Part of a data file
--- start ---
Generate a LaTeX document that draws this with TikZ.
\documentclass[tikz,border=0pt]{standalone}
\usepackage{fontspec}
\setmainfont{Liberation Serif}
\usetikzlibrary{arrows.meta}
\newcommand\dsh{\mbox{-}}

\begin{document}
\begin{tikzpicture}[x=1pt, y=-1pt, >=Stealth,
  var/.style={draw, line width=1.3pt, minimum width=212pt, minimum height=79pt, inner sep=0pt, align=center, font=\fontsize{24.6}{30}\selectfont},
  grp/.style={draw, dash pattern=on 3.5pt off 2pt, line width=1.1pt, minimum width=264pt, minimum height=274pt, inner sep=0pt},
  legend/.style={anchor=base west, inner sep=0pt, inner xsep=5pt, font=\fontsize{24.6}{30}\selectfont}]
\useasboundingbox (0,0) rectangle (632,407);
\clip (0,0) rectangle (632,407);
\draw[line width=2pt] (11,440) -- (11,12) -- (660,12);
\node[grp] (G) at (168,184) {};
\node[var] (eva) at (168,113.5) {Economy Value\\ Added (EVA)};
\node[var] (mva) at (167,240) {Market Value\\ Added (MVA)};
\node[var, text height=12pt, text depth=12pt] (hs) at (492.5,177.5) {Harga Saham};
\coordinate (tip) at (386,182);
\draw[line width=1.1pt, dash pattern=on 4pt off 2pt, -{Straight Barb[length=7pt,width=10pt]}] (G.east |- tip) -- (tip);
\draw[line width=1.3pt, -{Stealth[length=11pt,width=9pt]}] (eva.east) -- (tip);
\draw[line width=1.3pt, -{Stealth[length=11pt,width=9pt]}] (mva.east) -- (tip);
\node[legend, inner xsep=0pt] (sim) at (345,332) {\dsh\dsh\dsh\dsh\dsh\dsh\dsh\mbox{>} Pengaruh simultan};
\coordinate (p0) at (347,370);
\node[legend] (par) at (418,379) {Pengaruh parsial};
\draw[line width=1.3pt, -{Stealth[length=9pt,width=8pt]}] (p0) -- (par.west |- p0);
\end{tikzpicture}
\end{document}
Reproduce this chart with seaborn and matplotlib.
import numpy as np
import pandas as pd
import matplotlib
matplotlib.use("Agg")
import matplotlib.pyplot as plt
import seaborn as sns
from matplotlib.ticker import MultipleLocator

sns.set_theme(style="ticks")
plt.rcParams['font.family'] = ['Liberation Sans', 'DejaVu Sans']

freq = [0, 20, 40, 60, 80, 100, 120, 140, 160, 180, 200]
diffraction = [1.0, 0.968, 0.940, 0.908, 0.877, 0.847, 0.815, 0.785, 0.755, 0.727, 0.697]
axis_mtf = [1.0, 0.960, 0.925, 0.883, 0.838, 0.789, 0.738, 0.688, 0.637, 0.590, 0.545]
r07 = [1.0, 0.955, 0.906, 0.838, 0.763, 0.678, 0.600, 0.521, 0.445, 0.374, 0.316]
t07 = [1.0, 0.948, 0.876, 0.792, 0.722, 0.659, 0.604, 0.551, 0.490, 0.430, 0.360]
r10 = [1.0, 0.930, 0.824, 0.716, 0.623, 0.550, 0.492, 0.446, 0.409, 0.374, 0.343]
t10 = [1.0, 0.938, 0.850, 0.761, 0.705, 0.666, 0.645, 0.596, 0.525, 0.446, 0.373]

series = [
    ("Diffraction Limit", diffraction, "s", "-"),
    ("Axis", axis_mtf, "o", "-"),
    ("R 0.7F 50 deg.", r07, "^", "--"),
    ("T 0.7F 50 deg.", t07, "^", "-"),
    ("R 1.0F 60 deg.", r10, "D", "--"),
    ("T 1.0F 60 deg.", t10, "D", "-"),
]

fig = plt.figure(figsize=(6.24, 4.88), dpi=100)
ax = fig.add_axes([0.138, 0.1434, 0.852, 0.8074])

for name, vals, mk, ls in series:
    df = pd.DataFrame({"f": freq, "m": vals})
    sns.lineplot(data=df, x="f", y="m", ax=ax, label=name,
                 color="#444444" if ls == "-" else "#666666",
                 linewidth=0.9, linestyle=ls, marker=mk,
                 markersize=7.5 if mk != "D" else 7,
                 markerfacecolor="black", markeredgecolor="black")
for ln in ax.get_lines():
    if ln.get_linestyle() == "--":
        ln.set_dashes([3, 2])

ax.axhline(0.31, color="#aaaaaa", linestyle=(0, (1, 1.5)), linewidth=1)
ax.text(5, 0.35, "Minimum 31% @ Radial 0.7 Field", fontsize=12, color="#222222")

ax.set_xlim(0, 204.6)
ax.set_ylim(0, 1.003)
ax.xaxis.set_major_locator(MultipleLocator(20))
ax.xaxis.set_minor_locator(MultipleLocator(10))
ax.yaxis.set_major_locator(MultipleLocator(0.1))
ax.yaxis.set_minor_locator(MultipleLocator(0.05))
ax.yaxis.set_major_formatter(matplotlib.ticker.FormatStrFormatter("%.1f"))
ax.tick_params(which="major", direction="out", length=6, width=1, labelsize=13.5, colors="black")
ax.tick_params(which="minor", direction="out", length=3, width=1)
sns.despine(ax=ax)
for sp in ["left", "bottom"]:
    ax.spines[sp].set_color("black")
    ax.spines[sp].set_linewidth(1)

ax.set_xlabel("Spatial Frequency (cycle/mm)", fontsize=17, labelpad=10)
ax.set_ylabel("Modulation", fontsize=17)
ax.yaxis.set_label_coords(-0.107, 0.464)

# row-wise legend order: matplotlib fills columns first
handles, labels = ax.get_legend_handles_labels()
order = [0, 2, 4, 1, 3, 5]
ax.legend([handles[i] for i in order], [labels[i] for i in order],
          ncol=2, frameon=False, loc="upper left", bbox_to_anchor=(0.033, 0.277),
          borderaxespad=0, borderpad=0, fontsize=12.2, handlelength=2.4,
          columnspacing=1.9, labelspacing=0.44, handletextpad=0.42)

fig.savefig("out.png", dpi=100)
--- end ---
--- start ---
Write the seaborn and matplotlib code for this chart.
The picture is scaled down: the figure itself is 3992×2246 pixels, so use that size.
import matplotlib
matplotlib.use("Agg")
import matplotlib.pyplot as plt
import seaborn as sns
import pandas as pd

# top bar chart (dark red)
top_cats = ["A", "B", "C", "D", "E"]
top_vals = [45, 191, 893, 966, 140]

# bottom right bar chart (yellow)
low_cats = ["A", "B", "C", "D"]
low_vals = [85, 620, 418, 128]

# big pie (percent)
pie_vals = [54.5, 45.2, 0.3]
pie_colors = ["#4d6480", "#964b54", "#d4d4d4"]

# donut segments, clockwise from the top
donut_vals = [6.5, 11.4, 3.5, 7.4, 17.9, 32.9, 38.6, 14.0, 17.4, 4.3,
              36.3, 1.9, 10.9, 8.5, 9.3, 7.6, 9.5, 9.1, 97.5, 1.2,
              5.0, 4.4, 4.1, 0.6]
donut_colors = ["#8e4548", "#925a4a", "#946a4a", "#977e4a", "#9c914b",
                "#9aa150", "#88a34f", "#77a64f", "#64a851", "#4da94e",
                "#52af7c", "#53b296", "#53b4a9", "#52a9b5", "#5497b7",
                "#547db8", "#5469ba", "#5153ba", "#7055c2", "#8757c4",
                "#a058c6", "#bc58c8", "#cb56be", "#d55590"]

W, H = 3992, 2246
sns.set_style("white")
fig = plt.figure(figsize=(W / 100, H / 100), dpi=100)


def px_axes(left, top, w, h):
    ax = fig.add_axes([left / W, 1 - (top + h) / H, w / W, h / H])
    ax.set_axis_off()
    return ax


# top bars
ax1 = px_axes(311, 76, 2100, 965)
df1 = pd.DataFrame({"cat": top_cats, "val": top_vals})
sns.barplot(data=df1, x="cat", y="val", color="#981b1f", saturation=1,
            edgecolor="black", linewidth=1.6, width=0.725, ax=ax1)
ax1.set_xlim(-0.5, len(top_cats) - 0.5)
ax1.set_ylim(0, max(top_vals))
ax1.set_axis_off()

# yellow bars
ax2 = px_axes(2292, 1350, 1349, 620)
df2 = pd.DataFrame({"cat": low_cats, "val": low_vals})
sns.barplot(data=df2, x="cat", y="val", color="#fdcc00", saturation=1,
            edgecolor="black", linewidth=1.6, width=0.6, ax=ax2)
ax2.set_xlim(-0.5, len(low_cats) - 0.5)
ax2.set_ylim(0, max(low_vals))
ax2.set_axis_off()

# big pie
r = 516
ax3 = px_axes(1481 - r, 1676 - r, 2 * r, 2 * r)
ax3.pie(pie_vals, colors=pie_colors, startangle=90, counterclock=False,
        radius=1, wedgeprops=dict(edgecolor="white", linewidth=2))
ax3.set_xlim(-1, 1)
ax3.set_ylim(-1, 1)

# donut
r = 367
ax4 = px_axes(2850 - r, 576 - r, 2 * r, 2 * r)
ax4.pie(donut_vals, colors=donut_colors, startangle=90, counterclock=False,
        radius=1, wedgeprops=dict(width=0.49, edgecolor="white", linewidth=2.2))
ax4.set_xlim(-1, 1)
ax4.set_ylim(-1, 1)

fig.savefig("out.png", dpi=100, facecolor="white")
--- end ---
--- start ---
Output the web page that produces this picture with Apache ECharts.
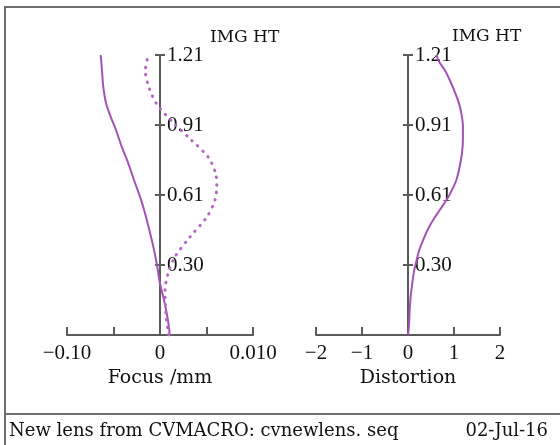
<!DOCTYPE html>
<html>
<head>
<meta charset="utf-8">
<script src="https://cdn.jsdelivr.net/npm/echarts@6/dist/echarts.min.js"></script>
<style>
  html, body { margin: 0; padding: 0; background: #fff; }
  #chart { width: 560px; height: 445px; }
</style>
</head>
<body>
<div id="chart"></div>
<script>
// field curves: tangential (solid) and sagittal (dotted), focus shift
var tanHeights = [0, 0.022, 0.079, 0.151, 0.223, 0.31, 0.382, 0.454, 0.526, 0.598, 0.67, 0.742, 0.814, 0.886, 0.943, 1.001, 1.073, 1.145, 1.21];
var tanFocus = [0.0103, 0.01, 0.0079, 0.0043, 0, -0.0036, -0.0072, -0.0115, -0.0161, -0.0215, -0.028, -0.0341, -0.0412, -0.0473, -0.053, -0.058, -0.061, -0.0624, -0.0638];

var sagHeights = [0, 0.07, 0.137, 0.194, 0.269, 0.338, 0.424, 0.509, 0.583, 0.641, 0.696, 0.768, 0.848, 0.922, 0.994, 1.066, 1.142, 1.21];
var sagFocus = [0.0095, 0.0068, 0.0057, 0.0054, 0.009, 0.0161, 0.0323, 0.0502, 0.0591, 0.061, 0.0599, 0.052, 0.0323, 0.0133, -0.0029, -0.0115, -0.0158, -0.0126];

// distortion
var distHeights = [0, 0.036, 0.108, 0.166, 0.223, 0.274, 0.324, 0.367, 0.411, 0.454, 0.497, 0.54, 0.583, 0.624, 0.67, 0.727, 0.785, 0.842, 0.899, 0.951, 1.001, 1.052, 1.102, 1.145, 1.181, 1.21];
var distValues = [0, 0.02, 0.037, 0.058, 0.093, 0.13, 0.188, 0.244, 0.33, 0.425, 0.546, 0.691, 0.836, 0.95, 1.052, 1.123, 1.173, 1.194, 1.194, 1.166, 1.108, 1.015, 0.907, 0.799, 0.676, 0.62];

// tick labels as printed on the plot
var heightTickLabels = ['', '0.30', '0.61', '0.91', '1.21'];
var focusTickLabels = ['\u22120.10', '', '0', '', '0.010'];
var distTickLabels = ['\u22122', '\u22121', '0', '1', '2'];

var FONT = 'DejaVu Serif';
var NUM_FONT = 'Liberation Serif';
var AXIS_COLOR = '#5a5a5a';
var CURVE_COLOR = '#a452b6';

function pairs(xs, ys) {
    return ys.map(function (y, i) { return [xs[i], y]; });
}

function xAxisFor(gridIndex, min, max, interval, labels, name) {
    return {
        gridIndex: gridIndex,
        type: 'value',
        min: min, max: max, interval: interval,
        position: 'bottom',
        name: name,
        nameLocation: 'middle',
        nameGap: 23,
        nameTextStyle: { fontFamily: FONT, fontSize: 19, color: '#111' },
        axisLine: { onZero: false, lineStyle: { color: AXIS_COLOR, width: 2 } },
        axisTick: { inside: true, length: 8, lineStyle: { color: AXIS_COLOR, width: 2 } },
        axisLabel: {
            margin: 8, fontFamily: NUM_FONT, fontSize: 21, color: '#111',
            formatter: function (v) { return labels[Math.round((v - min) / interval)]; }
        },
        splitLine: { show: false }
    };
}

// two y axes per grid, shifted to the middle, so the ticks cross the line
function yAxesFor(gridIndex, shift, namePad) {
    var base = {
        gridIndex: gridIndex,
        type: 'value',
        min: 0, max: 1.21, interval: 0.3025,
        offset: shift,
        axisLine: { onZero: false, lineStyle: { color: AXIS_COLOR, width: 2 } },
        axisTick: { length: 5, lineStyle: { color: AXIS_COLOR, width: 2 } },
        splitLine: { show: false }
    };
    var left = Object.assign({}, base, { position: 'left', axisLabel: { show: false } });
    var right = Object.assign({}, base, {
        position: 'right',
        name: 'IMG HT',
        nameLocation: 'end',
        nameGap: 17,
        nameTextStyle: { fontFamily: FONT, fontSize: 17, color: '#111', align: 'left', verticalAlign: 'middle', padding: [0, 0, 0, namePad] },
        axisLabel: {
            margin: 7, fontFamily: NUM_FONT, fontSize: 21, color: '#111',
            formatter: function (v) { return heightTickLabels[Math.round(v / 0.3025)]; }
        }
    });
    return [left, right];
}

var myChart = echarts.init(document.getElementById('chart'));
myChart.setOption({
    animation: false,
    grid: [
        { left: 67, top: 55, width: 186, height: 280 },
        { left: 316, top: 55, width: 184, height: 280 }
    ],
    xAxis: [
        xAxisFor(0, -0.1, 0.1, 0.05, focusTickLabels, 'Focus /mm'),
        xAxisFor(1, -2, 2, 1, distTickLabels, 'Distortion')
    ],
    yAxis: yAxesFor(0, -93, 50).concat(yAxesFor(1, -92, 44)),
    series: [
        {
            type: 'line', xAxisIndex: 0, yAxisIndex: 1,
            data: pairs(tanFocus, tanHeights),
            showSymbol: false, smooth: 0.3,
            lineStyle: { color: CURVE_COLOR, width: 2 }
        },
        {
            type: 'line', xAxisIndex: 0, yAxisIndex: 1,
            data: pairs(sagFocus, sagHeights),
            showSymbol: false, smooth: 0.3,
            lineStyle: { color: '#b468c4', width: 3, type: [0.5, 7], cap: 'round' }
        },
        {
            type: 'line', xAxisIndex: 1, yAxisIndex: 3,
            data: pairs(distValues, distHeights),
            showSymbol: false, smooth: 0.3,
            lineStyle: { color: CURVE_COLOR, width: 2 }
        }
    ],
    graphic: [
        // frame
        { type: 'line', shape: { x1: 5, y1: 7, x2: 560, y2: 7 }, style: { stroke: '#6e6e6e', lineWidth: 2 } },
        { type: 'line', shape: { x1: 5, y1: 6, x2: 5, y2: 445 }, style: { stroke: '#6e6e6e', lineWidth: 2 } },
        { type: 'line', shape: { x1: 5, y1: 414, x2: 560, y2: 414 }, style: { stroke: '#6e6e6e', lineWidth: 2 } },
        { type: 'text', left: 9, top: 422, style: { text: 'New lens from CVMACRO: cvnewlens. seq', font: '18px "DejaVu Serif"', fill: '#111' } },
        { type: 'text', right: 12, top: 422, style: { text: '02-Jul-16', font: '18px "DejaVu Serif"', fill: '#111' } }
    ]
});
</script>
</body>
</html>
--- end ---
→ **TASK TO COMPLETE**:
Starting at the line that contains "Generate a LaTeX", set down every line up to and including the line that contains "plt.rcParams['font.family'] = ['Liberation", exactly as given, and no other line.

→ **SOLUTION FOR THIS TASK**:
Generate a LaTeX document that draws this with TikZ.
\documentclass[tikz,border=0pt]{standalone}
\usepackage{fontspec}
\setmainfont{Liberation Serif}
\usetikzlibrary{arrows.meta}
\newcommand\dsh{\mbox{-}}

\begin{document}
\begin{tikzpicture}[x=1pt, y=-1pt, >=Stealth,
  var/.style={draw, line width=1.3pt, minimum width=212pt, minimum height=79pt, inner sep=0pt, align=center, font=\fontsize{24.6}{30}\selectfont},
  grp/.style={draw, dash pattern=on 3.5pt off 2pt, line width=1.1pt, minimum width=264pt, minimum height=274pt, inner sep=0pt},
  legend/.style={anchor=base west, inner sep=0pt, inner xsep=5pt, font=\fontsize{24.6}{30}\selectfont}]
\useasboundingbox (0,0) rectangle (632,407);
\clip (0,0) rectangle (632,407);
\draw[line width=2pt] (11,440) -- (11,12) -- (660,12);
\node[grp] (G) at (168,184) {};
\node[var] (eva) at (168,113.5) {Economy Value\\ Added (EVA)};
\node[var] (mva) at (167,240) {Market Value\\ Added (MVA)};
\node[var, text height=12pt, text depth=12pt] (hs) at (492.5,177.5) {Harga Saham};
\coordinate (tip) at (386,182);
\draw[line width=1.1pt, dash pattern=on 4pt off 2pt, -{Straight Barb[length=7pt,width=10pt]}] (G.east |- tip) -- (tip);
\draw[line width=1.3pt, -{Stealth[length=11pt,width=9pt]}] (eva.east) -- (tip);
\draw[line width=1.3pt, -{Stealth[length=11pt,width=9pt]}] (mva.east) -- (tip);
\node[legend, inner xsep=0pt] (sim) at (345,332) {\dsh\dsh\dsh\dsh\dsh\dsh\dsh\mbox{>} Pengaruh simultan};
\coordinate (p0) at (347,370);
\node[legend] (par) at (418,379) {Pengaruh parsial};
\draw[line width=1.3pt, -{Stealth[length=9pt,width=8pt]}] (p0) -- (par.west |- p0);
\end{tikzpicture}
\end{document}
Reproduce this chart with seaborn and matplotlib.
import numpy as np
import pandas as pd
import matplotlib
matplotlib.use("Agg")
import matplotlib.pyplot as plt
import seaborn as sns
from matplotlib.ticker import MultipleLocator

sns.set_theme(style="ticks")
plt.rcParams['font.family'] = ['Liberation Sans', 'DejaVu Sans']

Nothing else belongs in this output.